Plus d’un million d’appelés ont servi en Algérie entre 1954 et 1962. Leur envoi a donné lieu à un mouvement éphémère, en 1955 et 1956. Ces actions n’ont pas empêché la guerre, mais elles représentent les premières actions massives de contestation collective de la boucherie coloniale. En l’absence de relais national, de soutien d’une gauche qui a contribué au renforcement de la guerre, ces mouvements, confrontés à une répression féroce, n’ont pu se maintenir. L’engrenage de la guerre s’est alors renforcé dans la société française, jusqu’au début des années 1960, avec les procès médiatisés des réseaux de « porteurs de valises », et les premières manifestations pour la fin de la guerre d’Algérie.

Notes

1. J.-C. Jauffret (1992), « L’Armée française au combat, de 1954 à l’envoi du contingent », in La France en guerre d’Algérie ; T. Quemeneur, « Les manifestations de “rappelés” contre la guerre d’Algérie (1955-1956) ou contestation et obéissance », Revue française d’histoire d’outre-mer, n° 332-333, 2001.

2. S. Thénault, Histoire de la guerre d’indépendance algérienne, Flammarion, 2005.

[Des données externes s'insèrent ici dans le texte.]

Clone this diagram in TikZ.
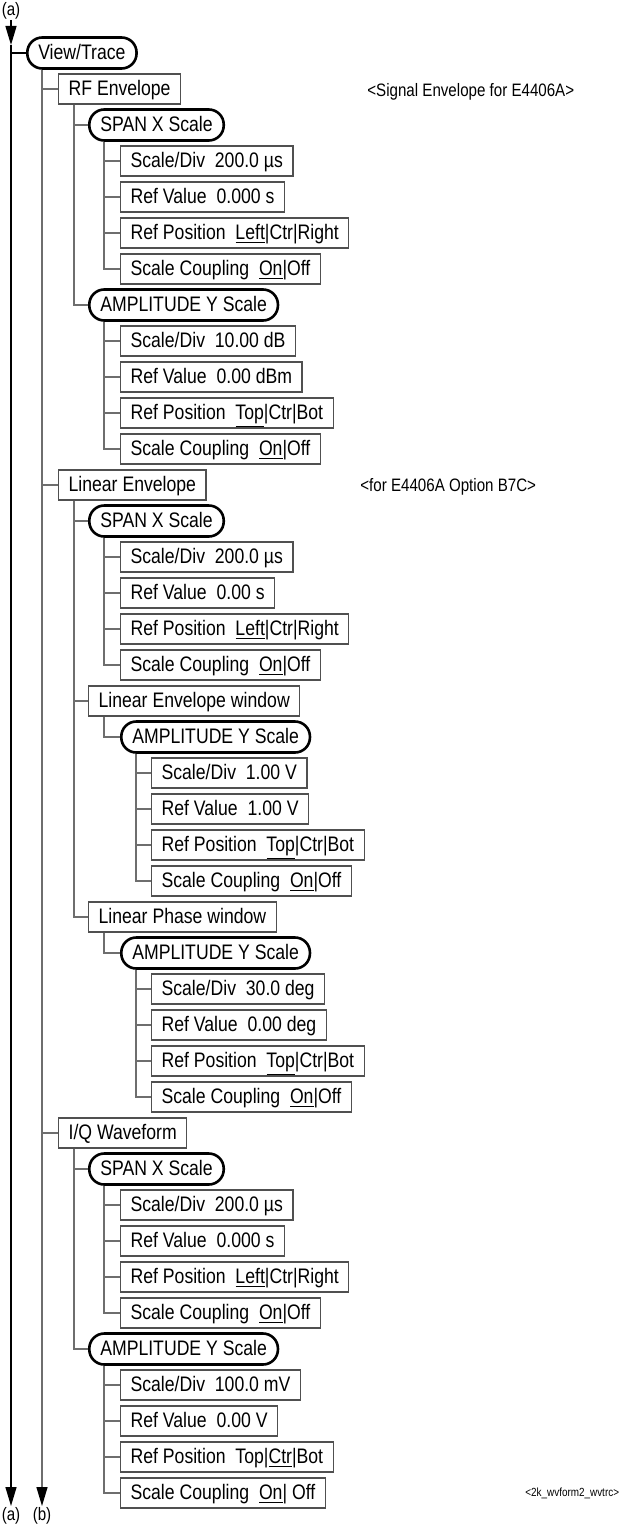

3. T. Quemeneur, « La Messe en l’Eglise Saint-Séverin, et le “dossier Jean Müller” », Des chrétiens et la désobéissance au début de la guerre d’Algérie (1955-1956) », Bulletin de l’IHTP, « Répression, contrôle et encadrement dans le monde colonial au xxe siècle », n°83, juin 2004.

PATTIEU Sylvain

* Paru dans « Rouge » n° 2151 du 23 mars 2006.